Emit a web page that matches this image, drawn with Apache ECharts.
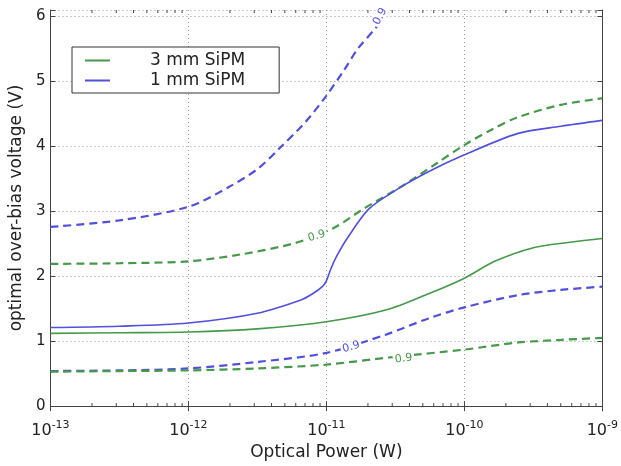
<!DOCTYPE html>
<html>
<head>
<meta charset="utf-8">
<title>Optimal over-bias voltage vs optical power</title>
<script src="https://cdn.jsdelivr.net/npm/echarts@6/dist/echarts.min.js"></script>
<style>
  html, body { margin: 0; padding: 0; background: #fff; }
  #chart { width: 621px; height: 466px; }
</style>
</head>
<body>
<div id="chart"></div>
<script>
// x values are log10 of the optical power (W), y values the voltage (V)
const green3Exp = [-13, -12.5, -12, -11.5, -11, -10.57, -10.26, -10, -9.78, -9.5, -9.25, -9];
const green3V = [1.12, 1.13, 1.14, 1.19, 1.30, 1.48, 1.73, 1.97, 2.23, 2.44, 2.52, 2.58];

const blue1Exp = [-13, -12.5, -12, -11.5, -11.19, -11.1, -11.03, -11, -10.97, -10.93, -10.85, -10.69, -10.47, -10.25, -10, -9.61, -9.3, -9];
const blue1V = [1.21, 1.23, 1.28, 1.43, 1.63, 1.73, 1.84, 1.93, 2.1, 2.29, 2.58, 3.04, 3.36, 3.62, 3.87, 4.2, 4.31, 4.40];

// dashed contours (0.9 level)
const blueUpExp = [-13, -12.5, -12, -11.71, -11.5, -11.34, -11.15, -11, -10.87, -10.77, -10.64, -10.53];
const blueUpV = [2.76, 2.86, 3.07, 3.37, 3.65, 3.97, 4.38, 4.78, 5.18, 5.51, 5.83, 6.15];

const greenUpExp = [-13, -12.5, -12, -11.61, -11.23, -10.95, -10.73, -10.45, -10.2, -10, -9.8, -9.61, -9.3, -9];
const greenUpV = [2.19, 2.20, 2.23, 2.34, 2.51, 2.74, 3.04, 3.39, 3.74, 4.02, 4.26, 4.45, 4.64, 4.74];

const blueLowExp = [-13, -12.5, -12, -11.5, -11, -10.57, -10.26, -10, -9.61, -9.3, -9];
const blueLowV = [0.54, 0.55, 0.58, 0.68, 0.82, 1.10, 1.35, 1.52, 1.71, 1.79, 1.84];

const greenLowExp = [-13, -12.5, -12, -11.5, -11, -10.5, -10, -9.61, -9.3, -9];
const greenLowV = [0.53, 0.54, 0.55, 0.58, 0.64, 0.76, 0.87, 0.98, 1.02, 1.05];

// contour label spots: [log10 power, voltage, rotation]
const labelBlueUp = [-10.61, 6.0, 62];
const labelGreenUp = [-11.07, 2.62, 16];
const labelBlueLow = [-10.82, 0.91, 16];
const labelGreenLow = [-10.44, 0.73, 7];

const legendNames = ['3 mm SiPM', '1 mm SiPM'];
const yTicks = [0, 1, 2, 3, 4, 5, 6];

const GREEN = '#46994a';
const BLUE = '#5050dc';
const FONT = 'DejaVu Sans';

function pts(exps, vals) {
  return exps.map((e, i) => [Math.pow(10, e), vals[i]]);
}

// minor ticks of the log axis: 2..9 x 10^n
const minorTicks = [];
for (let n = -13; n < -9; n++) {
  for (let k = 2; k <= 9; k++) minorTicks.push([k * Math.pow(10, n), 0]);
}

function contourLabel(spot, color) {
  return {
    symbol: 'circle',
    symbolSize: 1,
    itemStyle: { color: 'rgba(0,0,0,0)' },
    label: {
      show: true,
      position: 'inside',
      formatter: '0.9',
      rotate: spot[2],
      color: color,
      fontFamily: FONT,
      fontSize: 11,
      backgroundColor: '#fff',
      padding: [0, 2]
    },
    data: [{ coord: [Math.pow(10, spot[0]), spot[1]] }]
  };
}

function curve(name, exps, vals, color, dashed, spot) {
  const s = {
    name: name,
    type: 'line',
    data: pts(exps, vals),
    symbol: 'none',
    smooth: 0.3,
    color: color,
    lineStyle: dashed
      ? { color: color, width: 2.2, type: [8, 5] }
      : { color: color, width: 1.6 },
    z: dashed ? 2 : 3
  };
  if (spot) s.markPoint = contourLabel(spot, color);
  return s;
}

const chart = echarts.init(document.getElementById('chart'));

const gridLine = { show: true, lineStyle: { type: [1, 3], color: '#999', width: 1 } };

const logAxisBase = {
  type: 'log',
  logBase: 10,
  min: 1e-13,
  max: 1e-9,
  gridIndex: 0,
  splitLine: { show: false },
  axisLine: { show: true, lineStyle: { color: '#444', width: 1 } },
  axisTick: { show: true, inside: true, length: 5, lineStyle: { color: '#444' } }
};

const valueAxisBase = {
  type: 'value',
  min: 0,
  max: 6.1,
  interval: 1,
  gridIndex: 0,
  splitLine: { show: false },
  axisLine: { show: true, lineStyle: { color: '#444', width: 1 } },
  axisTick: { show: true, inside: true, length: 5, lineStyle: { color: '#444' } }
};

const option = {
  animation: false,
  backgroundColor: '#fff',
  textStyle: { fontFamily: FONT },
  grid: { left: 46, right: 15, top: 10, bottom: 52, containLabel: false },
  legend: {
    data: legendNames,
    orient: 'vertical',
    left: 72,
    top: 47,
    itemWidth: 25,
    itemHeight: 2,
    itemGap: 3,
    icon: 'rect',
    padding: [5, 34, 4, 13],
    borderColor: '#333',
    borderWidth: 1,
    borderRadius: 0,
    backgroundColor: '#fff',
    textStyle: { fontFamily: FONT, fontSize: 17, color: '#222', padding: [0, 0, 0, 35] }
  },
  xAxis: [
    Object.assign({}, logAxisBase, {
      position: 'bottom',
      name: 'Optical Power (W)',
      nameLocation: 'middle',
      nameGap: 36,
      nameTextStyle: { fontFamily: FONT, fontSize: 17, color: '#222' },
      splitLine: gridLine,
      axisLabel: {
        margin: 11,
        formatter: function (v) {
          const e = Math.round(Math.log10(v));
          return '{b|10}{s|' + e + '}';
        },
        rich: {
          b: { fontFamily: FONT, fontSize: 16, color: '#222', padding: [6, 0, 0, 0] },
          s: { fontFamily: FONT, fontSize: 11, color: '#222', padding: [0, 0, 6, 0] }
        }
      }
    }),
    Object.assign({}, logAxisBase, { position: 'top', axisLabel: { show: false } })
  ],
  yAxis: [
    Object.assign({}, valueAxisBase, {
      position: 'left',
      name: 'optimal over-bias voltage (V)',
      nameLocation: 'middle',
      nameGap: 22,
      nameTextStyle: { fontFamily: FONT, fontSize: 17, color: '#222' },
      splitLine: gridLine,
      axisLabel: {
        margin: 5,
        fontFamily: FONT,
        fontSize: 15,
        color: '#222',
        formatter: function (v) {
          return yTicks.indexOf(v) >= 0 ? String(v) : '';
        }
      }
    }),
    Object.assign({}, valueAxisBase, { position: 'right', axisLabel: { show: false } })
  ],
  series: [
    {
      name: 'minor ticks',
      type: 'custom',
      silent: true,
      xAxisIndex: 0,
      yAxisIndex: 0,
      data: minorTicks,
      renderItem: function (params, api) {
        const x = api.coord([api.value(0), 0])[0];
        const cs = params.coordSys;
        const bottom = cs.y + cs.height;
        return {
          type: 'group',
          children: [
            { type: 'line', shape: { x1: x, y1: bottom, x2: x, y2: bottom - 3 }, style: { stroke: '#444', lineWidth: 1 } },
            { type: 'line', shape: { x1: x, y1: cs.y, x2: x, y2: cs.y + 3 }, style: { stroke: '#444', lineWidth: 1 } }
          ]
        };
      }
    },
    curve('3 mm SiPM', green3Exp, green3V, GREEN, false),
    curve('1 mm SiPM', blue1Exp, blue1V, BLUE, false),
    curve('1 mm SiPM 0.9 upper', blueUpExp, blueUpV, BLUE, true, labelBlueUp),
    curve('3 mm SiPM 0.9 upper', greenUpExp, greenUpV, GREEN, true, labelGreenUp),
    curve('1 mm SiPM 0.9 lower', blueLowExp, blueLowV, BLUE, true, labelBlueLow),
    curve('3 mm SiPM 0.9 lower', greenLowExp, greenLowV, GREEN, true, labelGreenLow)
  ]
};

chart.setOption(option);
</script>
</body>
</html>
--
Repeat only the lines between the start of the data and the line with "0.98, 1.02, 1.05];", including those two lines, and skip the pictures.

[Result of the task]:
Emit a web page that matches this image, drawn with Apache ECharts.
<!DOCTYPE html>
<html>
<head>
<meta charset="utf-8">
<title>Optimal over-bias voltage vs optical power</title>
<script src="https://cdn.jsdelivr.net/npm/echarts@6/dist/echarts.min.js"></script>
<style>
  html, body { margin: 0; padding: 0; background: #fff; }
  #chart { width: 621px; height: 466px; }
</style>
</head>
<body>
<div id="chart"></div>
<script>
// x values are log10 of the optical power (W), y values the voltage (V)
const green3Exp = [-13, -12.5, -12, -11.5, -11, -10.57, -10.26, -10, -9.78, -9.5, -9.25, -9];
const green3V = [1.12, 1.13, 1.14, 1.19, 1.30, 1.48, 1.73, 1.97, 2.23, 2.44, 2.52, 2.58];

const blue1Exp = [-13, -12.5, -12, -11.5, -11.19, -11.1, -11.03, -11, -10.97, -10.93, -10.85, -10.69, -10.47, -10.25, -10, -9.61, -9.3, -9];
const blue1V = [1.21, 1.23, 1.28, 1.43, 1.63, 1.73, 1.84, 1.93, 2.1, 2.29, 2.58, 3.04, 3.36, 3.62, 3.87, 4.2, 4.31, 4.40];

// dashed contours (0.9 level)
const blueUpExp = [-13, -12.5, -12, -11.71, -11.5, -11.34, -11.15, -11, -10.87, -10.77, -10.64, -10.53];
const blueUpV = [2.76, 2.86, 3.07, 3.37, 3.65, 3.97, 4.38, 4.78, 5.18, 5.51, 5.83, 6.15];

const greenUpExp = [-13, -12.5, -12, -11.61, -11.23, -10.95, -10.73, -10.45, -10.2, -10, -9.8, -9.61, -9.3, -9];
const greenUpV = [2.19, 2.20, 2.23, 2.34, 2.51, 2.74, 3.04, 3.39, 3.74, 4.02, 4.26, 4.45, 4.64, 4.74];

const blueLowExp = [-13, -12.5, -12, -11.5, -11, -10.57, -10.26, -10, -9.61, -9.3, -9];
const blueLowV = [0.54, 0.55, 0.58, 0.68, 0.82, 1.10, 1.35, 1.52, 1.71, 1.79, 1.84];

const greenLowExp = [-13, -12.5, -12, -11.5, -11, -10.5, -10, -9.61, -9.3, -9];
const greenLowV = [0.53, 0.54, 0.55, 0.58, 0.64, 0.76, 0.87, 0.98, 1.02, 1.05];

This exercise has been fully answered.